SUPPLIED INFORMATION –
--------

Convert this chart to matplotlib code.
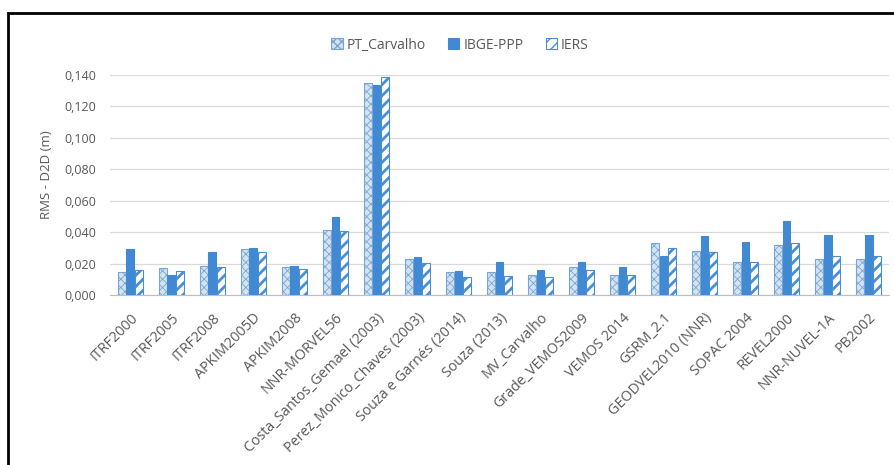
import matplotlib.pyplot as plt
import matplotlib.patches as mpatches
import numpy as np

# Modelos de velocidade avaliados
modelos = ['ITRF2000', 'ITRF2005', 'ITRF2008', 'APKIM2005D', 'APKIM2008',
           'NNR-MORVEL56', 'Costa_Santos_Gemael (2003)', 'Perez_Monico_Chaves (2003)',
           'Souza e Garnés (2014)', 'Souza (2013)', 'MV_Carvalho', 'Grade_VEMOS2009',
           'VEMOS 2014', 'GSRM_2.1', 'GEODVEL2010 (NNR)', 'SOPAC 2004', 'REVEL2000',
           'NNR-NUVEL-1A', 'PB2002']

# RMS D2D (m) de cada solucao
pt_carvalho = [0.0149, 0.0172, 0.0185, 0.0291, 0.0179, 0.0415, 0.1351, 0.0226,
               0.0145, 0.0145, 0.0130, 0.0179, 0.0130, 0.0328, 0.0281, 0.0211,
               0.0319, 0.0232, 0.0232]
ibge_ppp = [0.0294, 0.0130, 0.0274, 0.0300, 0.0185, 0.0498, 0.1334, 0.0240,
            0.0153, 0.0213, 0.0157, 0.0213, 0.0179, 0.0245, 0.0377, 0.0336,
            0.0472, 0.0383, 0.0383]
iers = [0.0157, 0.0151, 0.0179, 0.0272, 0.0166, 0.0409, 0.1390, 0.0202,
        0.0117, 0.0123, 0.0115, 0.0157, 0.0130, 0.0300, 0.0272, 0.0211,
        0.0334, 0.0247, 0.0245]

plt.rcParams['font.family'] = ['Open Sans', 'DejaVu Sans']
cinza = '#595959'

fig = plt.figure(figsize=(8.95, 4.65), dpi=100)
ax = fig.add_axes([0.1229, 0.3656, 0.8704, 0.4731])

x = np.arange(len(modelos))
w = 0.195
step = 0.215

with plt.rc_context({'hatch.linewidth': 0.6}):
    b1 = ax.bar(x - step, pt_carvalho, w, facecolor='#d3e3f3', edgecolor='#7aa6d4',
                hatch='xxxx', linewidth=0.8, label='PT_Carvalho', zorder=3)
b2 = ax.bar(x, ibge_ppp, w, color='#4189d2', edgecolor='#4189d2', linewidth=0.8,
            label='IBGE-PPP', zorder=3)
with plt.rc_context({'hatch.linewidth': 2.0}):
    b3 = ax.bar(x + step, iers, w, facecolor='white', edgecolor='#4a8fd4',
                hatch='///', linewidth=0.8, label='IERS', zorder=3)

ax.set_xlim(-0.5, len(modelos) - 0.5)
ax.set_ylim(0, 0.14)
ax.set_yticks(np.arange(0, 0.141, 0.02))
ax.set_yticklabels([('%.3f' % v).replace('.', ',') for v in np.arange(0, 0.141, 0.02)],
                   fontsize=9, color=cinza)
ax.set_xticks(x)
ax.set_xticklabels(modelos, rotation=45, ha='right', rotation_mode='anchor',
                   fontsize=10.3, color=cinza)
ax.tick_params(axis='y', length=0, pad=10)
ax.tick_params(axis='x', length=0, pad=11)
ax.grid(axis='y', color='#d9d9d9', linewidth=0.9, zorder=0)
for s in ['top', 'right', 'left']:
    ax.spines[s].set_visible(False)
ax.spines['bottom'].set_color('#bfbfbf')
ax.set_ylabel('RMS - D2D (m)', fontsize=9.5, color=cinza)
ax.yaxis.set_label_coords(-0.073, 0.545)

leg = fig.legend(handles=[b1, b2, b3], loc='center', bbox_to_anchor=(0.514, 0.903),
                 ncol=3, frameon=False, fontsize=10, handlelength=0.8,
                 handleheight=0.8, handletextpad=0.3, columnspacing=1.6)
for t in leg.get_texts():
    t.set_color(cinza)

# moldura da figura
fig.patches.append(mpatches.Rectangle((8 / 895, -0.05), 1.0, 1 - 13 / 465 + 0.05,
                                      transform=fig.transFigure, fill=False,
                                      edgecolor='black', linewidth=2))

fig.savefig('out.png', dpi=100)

--------

WRITTEN INSTRUCTION – Retype the data above exactly; pictures are not part of the copy.

ANSWER TO THE EXERCISE –
Convert this chart to matplotlib code.
import matplotlib.pyplot as plt
import matplotlib.patches as mpatches
import numpy as np

# Modelos de velocidade avaliados
modelos = ['ITRF2000', 'ITRF2005', 'ITRF2008', 'APKIM2005D', 'APKIM2008',
           'NNR-MORVEL56', 'Costa_Santos_Gemael (2003)', 'Perez_Monico_Chaves (2003)',
           'Souza e Garnés (2014)', 'Souza (2013)', 'MV_Carvalho', 'Grade_VEMOS2009',
           'VEMOS 2014', 'GSRM_2.1', 'GEODVEL2010 (NNR)', 'SOPAC 2004', 'REVEL2000',
           'NNR-NUVEL-1A', 'PB2002']

# RMS D2D (m) de cada solucao
pt_carvalho = [0.0149, 0.0172, 0.0185, 0.0291, 0.0179, 0.0415, 0.1351, 0.0226,
               0.0145, 0.0145, 0.0130, 0.0179, 0.0130, 0.0328, 0.0281, 0.0211,
               0.0319, 0.0232, 0.0232]
ibge_ppp = [0.0294, 0.0130, 0.0274, 0.0300, 0.0185, 0.0498, 0.1334, 0.0240,
            0.0153, 0.0213, 0.0157, 0.0213, 0.0179, 0.0245, 0.0377, 0.0336,
            0.0472, 0.0383, 0.0383]
iers = [0.0157, 0.0151, 0.0179, 0.0272, 0.0166, 0.0409, 0.1390, 0.0202,
        0.0117, 0.0123, 0.0115, 0.0157, 0.0130, 0.0300, 0.0272, 0.0211,
        0.0334, 0.0247, 0.0245]

plt.rcParams['font.family'] = ['Open Sans', 'DejaVu Sans']
cinza = '#595959'

fig = plt.figure(figsize=(8.95, 4.65), dpi=100)
ax = fig.add_axes([0.1229, 0.3656, 0.8704, 0.4731])

x = np.arange(len(modelos))
w = 0.195
step = 0.215

with plt.rc_context({'hatch.linewidth': 0.6}):
    b1 = ax.bar(x - step, pt_carvalho, w, facecolor='#d3e3f3', edgecolor='#7aa6d4',
                hatch='xxxx', linewidth=0.8, label='PT_Carvalho', zorder=3)
b2 = ax.bar(x, ibge_ppp, w, color='#4189d2', edgecolor='#4189d2', linewidth=0.8,
            label='IBGE-PPP', zorder=3)
with plt.rc_context({'hatch.linewidth': 2.0}):
    b3 = ax.bar(x + step, iers, w, facecolor='white', edgecolor='#4a8fd4',
                hatch='///', linewidth=0.8, label='IERS', zorder=3)

ax.set_xlim(-0.5, len(modelos) - 0.5)
ax.set_ylim(0, 0.14)
ax.set_yticks(np.arange(0, 0.141, 0.02))
ax.set_yticklabels([('%.3f' % v).replace('.', ',') for v in np.arange(0, 0.141, 0.02)],
                   fontsize=9, color=cinza)
ax.set_xticks(x)
ax.set_xticklabels(modelos, rotation=45, ha='right', rotation_mode='anchor',
                   fontsize=10.3, color=cinza)
ax.tick_params(axis='y', length=0, pad=10)
ax.tick_params(axis='x', length=0, pad=11)
ax.grid(axis='y', color='#d9d9d9', linewidth=0.9, zorder=0)
for s in ['top', 'right', 'left']:
    ax.spines[s].set_visible(False)
ax.spines['bottom'].set_color('#bfbfbf')
ax.set_ylabel('RMS - D2D (m)', fontsize=9.5, color=cinza)
ax.yaxis.set_label_coords(-0.073, 0.545)

leg = fig.legend(handles=[b1, b2, b3], loc='center', bbox_to_anchor=(0.514, 0.903),
                 ncol=3, frameon=False, fontsize=10, handlelength=0.8,
                 handleheight=0.8, handletextpad=0.3, columnspacing=1.6)
for t in leg.get_texts():
    t.set_color(cinza)

# moldura da figura
fig.patches.append(mpatches.Rectangle((8 / 895, -0.05), 1.0, 1 - 13 / 465 + 0.05,
                                      transform=fig.transFigure, fill=False,
                                      edgecolor='black', linewidth=2))

fig.savefig('out.png', dpi=100)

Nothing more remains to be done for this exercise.